→ **What you are asked to do**: Leave out any picture and return the remaining listing below exactly as given.

→ **Excerpted records**:
• • • •
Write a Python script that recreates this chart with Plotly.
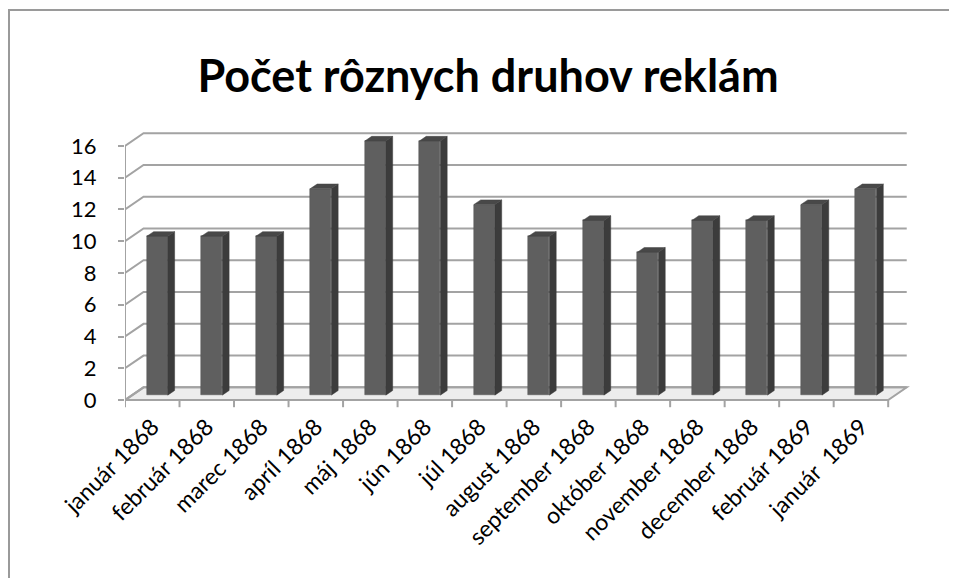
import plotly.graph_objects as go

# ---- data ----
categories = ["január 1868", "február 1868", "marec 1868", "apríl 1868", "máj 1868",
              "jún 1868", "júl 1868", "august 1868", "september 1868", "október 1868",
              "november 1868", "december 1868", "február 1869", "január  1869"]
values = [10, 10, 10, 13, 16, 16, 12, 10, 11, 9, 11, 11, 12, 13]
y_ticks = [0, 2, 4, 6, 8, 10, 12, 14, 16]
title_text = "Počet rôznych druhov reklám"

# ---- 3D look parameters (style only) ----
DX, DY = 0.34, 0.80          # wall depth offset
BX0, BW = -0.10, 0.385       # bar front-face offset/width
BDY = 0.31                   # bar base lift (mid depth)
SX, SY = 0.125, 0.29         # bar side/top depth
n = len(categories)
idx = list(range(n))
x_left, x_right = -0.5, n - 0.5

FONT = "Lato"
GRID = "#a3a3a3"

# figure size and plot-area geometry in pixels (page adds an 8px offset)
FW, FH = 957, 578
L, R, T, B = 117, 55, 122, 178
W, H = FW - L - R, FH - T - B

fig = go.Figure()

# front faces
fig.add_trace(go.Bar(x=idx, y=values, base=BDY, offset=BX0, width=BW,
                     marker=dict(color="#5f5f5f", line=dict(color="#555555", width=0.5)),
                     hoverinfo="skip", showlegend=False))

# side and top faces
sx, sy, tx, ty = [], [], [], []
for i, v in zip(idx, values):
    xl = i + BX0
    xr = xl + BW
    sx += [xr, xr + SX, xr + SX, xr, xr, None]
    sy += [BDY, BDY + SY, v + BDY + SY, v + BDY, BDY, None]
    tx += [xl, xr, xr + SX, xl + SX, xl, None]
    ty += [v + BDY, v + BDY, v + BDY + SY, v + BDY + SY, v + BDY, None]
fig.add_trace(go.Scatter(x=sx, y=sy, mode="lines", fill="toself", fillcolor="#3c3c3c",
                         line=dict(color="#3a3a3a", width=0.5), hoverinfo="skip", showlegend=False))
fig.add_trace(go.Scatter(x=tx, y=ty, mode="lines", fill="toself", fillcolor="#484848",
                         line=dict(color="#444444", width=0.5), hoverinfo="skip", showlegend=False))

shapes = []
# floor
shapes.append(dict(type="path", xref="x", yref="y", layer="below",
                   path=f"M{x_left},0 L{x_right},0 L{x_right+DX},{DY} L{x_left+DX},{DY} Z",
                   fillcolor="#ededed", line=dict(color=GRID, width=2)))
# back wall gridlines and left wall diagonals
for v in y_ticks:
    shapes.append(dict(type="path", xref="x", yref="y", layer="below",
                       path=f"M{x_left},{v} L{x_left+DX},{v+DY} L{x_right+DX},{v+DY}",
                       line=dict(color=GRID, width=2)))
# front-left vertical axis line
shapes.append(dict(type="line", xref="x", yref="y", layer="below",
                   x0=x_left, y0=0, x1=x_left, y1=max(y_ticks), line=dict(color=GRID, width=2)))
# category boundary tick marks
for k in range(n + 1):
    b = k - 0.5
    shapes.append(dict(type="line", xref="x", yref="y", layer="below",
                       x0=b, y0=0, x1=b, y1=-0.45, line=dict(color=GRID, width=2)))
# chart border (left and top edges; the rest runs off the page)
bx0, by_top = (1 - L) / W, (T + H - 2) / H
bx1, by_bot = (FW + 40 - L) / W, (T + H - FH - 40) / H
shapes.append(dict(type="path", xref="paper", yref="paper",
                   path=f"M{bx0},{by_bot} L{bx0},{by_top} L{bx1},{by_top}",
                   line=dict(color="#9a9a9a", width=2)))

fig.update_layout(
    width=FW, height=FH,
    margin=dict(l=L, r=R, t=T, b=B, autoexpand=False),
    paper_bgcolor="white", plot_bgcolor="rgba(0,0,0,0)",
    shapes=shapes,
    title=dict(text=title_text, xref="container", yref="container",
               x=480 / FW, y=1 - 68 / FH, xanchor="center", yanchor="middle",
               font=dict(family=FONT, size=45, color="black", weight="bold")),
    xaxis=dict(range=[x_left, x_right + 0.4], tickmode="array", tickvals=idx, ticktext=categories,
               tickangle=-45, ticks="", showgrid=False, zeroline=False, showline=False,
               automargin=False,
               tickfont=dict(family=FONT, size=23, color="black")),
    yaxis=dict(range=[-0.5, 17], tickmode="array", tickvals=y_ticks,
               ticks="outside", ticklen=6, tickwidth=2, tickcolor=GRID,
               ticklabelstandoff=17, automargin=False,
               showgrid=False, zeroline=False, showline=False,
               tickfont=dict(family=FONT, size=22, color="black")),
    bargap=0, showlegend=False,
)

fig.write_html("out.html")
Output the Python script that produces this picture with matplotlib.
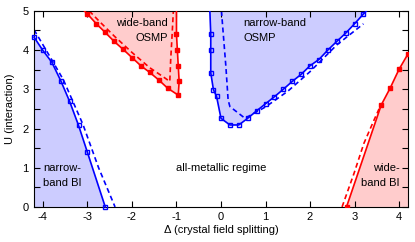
• • • •
→ **Output of the task**:
Write a Python script that recreates this chart with Plotly.
import plotly.graph_objects as go

# ---- data ----
categories = ["január 1868", "február 1868", "marec 1868", "apríl 1868", "máj 1868",
              "jún 1868", "júl 1868", "august 1868", "september 1868", "október 1868",
              "november 1868", "december 1868", "február 1869", "január  1869"]
values = [10, 10, 10, 13, 16, 16, 12, 10, 11, 9, 11, 11, 12, 13]
y_ticks = [0, 2, 4, 6, 8, 10, 12, 14, 16]
title_text = "Počet rôznych druhov reklám"

# ---- 3D look parameters (style only) ----
DX, DY = 0.34, 0.80          # wall depth offset
BX0, BW = -0.10, 0.385       # bar front-face offset/width
BDY = 0.31                   # bar base lift (mid depth)
SX, SY = 0.125, 0.29         # bar side/top depth
n = len(categories)
idx = list(range(n))
x_left, x_right = -0.5, n - 0.5

FONT = "Lato"
GRID = "#a3a3a3"

# figure size and plot-area geometry in pixels (page adds an 8px offset)
FW, FH = 957, 578
L, R, T, B = 117, 55, 122, 178
W, H = FW - L - R, FH - T - B

fig = go.Figure()

# front faces
fig.add_trace(go.Bar(x=idx, y=values, base=BDY, offset=BX0, width=BW,
                     marker=dict(color="#5f5f5f", line=dict(color="#555555", width=0.5)),
                     hoverinfo="skip", showlegend=False))

# side and top faces
sx, sy, tx, ty = [], [], [], []
for i, v in zip(idx, values):
    xl = i + BX0
    xr = xl + BW
    sx += [xr, xr + SX, xr + SX, xr, xr, None]
    sy += [BDY, BDY + SY, v + BDY + SY, v + BDY, BDY, None]
    tx += [xl, xr, xr + SX, xl + SX, xl, None]
    ty += [v + BDY, v + BDY, v + BDY + SY, v + BDY + SY, v + BDY, None]
fig.add_trace(go.Scatter(x=sx, y=sy, mode="lines", fill="toself", fillcolor="#3c3c3c",
                         line=dict(color="#3a3a3a", width=0.5), hoverinfo="skip", showlegend=False))
fig.add_trace(go.Scatter(x=tx, y=ty, mode="lines", fill="toself", fillcolor="#484848",
                         line=dict(color="#444444", width=0.5), hoverinfo="skip", showlegend=False))

shapes = []
# floor
shapes.append(dict(type="path", xref="x", yref="y", layer="below",
                   path=f"M{x_left},0 L{x_right},0 L{x_right+DX},{DY} L{x_left+DX},{DY} Z",
                   fillcolor="#ededed", line=dict(color=GRID, width=2)))
# back wall gridlines and left wall diagonals
for v in y_ticks:
    shapes.append(dict(type="path", xref="x", yref="y", layer="below",
                       path=f"M{x_left},{v} L{x_left+DX},{v+DY} L{x_right+DX},{v+DY}",
                       line=dict(color=GRID, width=2)))
# front-left vertical axis line
shapes.append(dict(type="line", xref="x", yref="y", layer="below",
                   x0=x_left, y0=0, x1=x_left, y1=max(y_ticks), line=dict(color=GRID, width=2)))
# category boundary tick marks
for k in range(n + 1):
    b = k - 0.5
    shapes.append(dict(type="line", xref="x", yref="y", layer="below",
                       x0=b, y0=0, x1=b, y1=-0.45, line=dict(color=GRID, width=2)))
# chart border (left and top edges; the rest runs off the page)
bx0, by_top = (1 - L) / W, (T + H - 2) / H
bx1, by_bot = (FW + 40 - L) / W, (T + H - FH - 40) / H
shapes.append(dict(type="path", xref="paper", yref="paper",
                   path=f"M{bx0},{by_bot} L{bx0},{by_top} L{bx1},{by_top}",
                   line=dict(color="#9a9a9a", width=2)))

fig.update_layout(
    width=FW, height=FH,
    margin=dict(l=L, r=R, t=T, b=B, autoexpand=False),
    paper_bgcolor="white", plot_bgcolor="rgba(0,0,0,0)",
    shapes=shapes,
    title=dict(text=title_text, xref="container", yref="container",
               x=480 / FW, y=1 - 68 / FH, xanchor="center", yanchor="middle",
               font=dict(family=FONT, size=45, color="black", weight="bold")),
    xaxis=dict(range=[x_left, x_right + 0.4], tickmode="array", tickvals=idx, ticktext=categories,
               tickangle=-45, ticks="", showgrid=False, zeroline=False, showline=False,
               automargin=False,
               tickfont=dict(family=FONT, size=23, color="black")),
    yaxis=dict(range=[-0.5, 17], tickmode="array", tickvals=y_ticks,
               ticks="outside", ticklen=6, tickwidth=2, tickcolor=GRID,
               ticklabelstandoff=17, automargin=False,
               showgrid=False, zeroline=False, showline=False,
               tickfont=dict(family=FONT, size=22, color="black")),
    bargap=0, showlegend=False,
)

fig.write_html("out.html")
Output the Python script that produces this picture with matplotlib.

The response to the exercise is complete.